§ SHORT PROBLEM
In the entries that follow, count each line containing "this" and state the total, nothing more.

= = =

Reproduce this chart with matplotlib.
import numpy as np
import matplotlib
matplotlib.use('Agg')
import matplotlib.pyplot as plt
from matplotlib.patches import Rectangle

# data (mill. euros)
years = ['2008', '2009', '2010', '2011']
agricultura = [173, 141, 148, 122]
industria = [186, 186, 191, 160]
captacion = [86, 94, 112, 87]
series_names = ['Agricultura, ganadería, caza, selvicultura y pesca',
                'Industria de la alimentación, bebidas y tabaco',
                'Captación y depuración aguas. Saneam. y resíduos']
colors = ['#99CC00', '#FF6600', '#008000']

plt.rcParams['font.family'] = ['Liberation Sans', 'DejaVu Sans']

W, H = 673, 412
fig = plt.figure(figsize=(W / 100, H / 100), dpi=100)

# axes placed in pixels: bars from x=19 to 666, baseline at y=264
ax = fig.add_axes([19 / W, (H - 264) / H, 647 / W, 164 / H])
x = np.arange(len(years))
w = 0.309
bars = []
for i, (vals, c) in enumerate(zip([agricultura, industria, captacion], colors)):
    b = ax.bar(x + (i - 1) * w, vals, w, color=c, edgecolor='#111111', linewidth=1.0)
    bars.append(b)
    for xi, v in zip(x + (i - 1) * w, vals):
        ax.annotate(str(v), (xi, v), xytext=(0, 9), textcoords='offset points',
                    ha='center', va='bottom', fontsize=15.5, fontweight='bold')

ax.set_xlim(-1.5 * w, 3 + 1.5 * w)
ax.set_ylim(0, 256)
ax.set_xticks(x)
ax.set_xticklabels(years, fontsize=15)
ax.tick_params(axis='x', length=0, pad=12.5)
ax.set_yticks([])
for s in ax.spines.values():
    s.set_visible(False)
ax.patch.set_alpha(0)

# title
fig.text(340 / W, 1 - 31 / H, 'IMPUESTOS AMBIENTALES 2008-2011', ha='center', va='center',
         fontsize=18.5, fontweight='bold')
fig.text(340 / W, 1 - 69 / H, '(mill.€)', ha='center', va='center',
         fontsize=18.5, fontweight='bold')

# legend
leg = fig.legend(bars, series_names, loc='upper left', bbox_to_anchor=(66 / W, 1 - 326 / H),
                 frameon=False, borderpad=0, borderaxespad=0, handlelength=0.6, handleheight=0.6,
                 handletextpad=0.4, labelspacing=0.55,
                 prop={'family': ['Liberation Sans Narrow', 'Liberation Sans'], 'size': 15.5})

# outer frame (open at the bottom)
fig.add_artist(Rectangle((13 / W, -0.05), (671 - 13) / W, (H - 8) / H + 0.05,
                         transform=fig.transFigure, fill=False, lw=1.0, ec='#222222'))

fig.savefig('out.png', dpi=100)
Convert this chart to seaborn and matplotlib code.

= = =

§ FULL SOLUTION
2